Congressional Democrats have formally moved to impeach President Donald Trump — and this time, some lawmakers want Vice President JD Vance removed from office alongside him. At least three separate impeachment resolutions have been introduced in the House this Congress, making 2026 one of the most aggressive years for impeachment efforts since Trump first took office.
What Democrats Have Actually Filed
The effort is not a single unified movement — it’s a series of individual resolutions filed by Democratic members of Congress. H.Res.353, H.Res.537, and H.Res.939 are the three primary articles of impeachment introduced so far this Congress. Each resolution targets different aspects of Trump’s conduct in office.

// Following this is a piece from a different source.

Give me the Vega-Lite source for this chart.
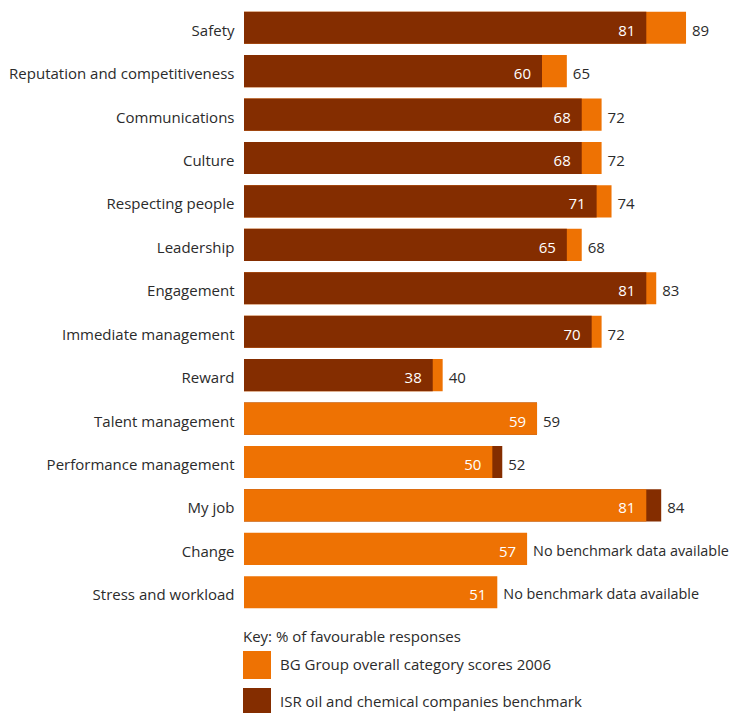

The charges range broadly: alleged abuse of presidential power, what Democrats describe as attacks on the federal judiciary, and conduct related to Trump’s military threats against Iran. Some of the resolutions are narrowly focused on a single incident; others attempt to build a broader case against the administration’s overall governance approach. The resolutions are not coordinated under a single Democratic leadership push — individual members have filed them independently, reflecting frustration within the caucus that leadership has not moved more aggressively.
The Push to Include Vance
Several Democratic lawmakers have gone even further than targeting Trump alone. Some have called for Vice President JD Vance’s removal as well — either through impeachment proceedings or by invoking the 25th Amendment, which allows the Cabinet and Vice President to remove a president deemed unable to discharge his duties. The calls to include Vance reflect a belief among some Democrats that the current administration’s problems are systemic, not limited to any one individual at the top.
It’s worth noting that impeaching a Vice President is constitutionally permitted but extraordinarily rare — it has never been done in American history. The logistical and political hurdles of pursuing dual impeachments simultaneously would be massive even if Democrats held the majority, which they currently do not.
The Political Reality: Why It’s Going Nowhere (For Now)
Republicans control the House of Representatives, and that single fact makes any impeachment vote a near-mathematical impossibility. For articles of impeachment to pass, a simple majority of the House must vote in favor — meaning Democrats would need to flip a significant number of Republican members, something that shows no signs of happening. Even if articles somehow passed the House, removing a president from office requires a two-thirds supermajority in the Senate, a threshold that would demand massive defections from the Republican caucus. No such coalition exists.
Democrats pushing these resolutions are well aware of the arithmetic. Their argument is different: they believe Congress has a constitutional and moral obligation to register its opposition to executive conduct it considers unlawful, regardless of whether removal is politically achievable. The vote itself, they argue, creates a public record — a statement that the Democratic minority formally views Trump’s actions as impeachable offenses, even if the majority disagrees.
What Republicans and the White House Are Saying
The Trump White House and Republican leadership have largely dismissed the impeachment push as political theater — a fundraising tool for Democrats rather than a serious constitutional exercise. Republican members have argued that the resolutions are designed to generate media attention and energize a Democratic base still frustrated by the results of the 2024 election, not to achieve any genuine legislative or constitutional outcome. Speaker allies have indicated there is no intention of bringing any impeachment resolution to the House floor for a vote.
What This Means for Americans
For most Americans, the immediate practical impact of these resolutions is minimal — they are not going to result in Trump or Vance leaving office. But the debate they’re generating is real, and it reflects a deep and ongoing disagreement about the boundaries of presidential power, the role of Congress as a check on the executive branch, and what accountability looks like when the opposition party holds no meaningful legislative leverage. Whether you support the effort or see it as political posturing, this is a conversation that will define the remaining years of the Trump administration.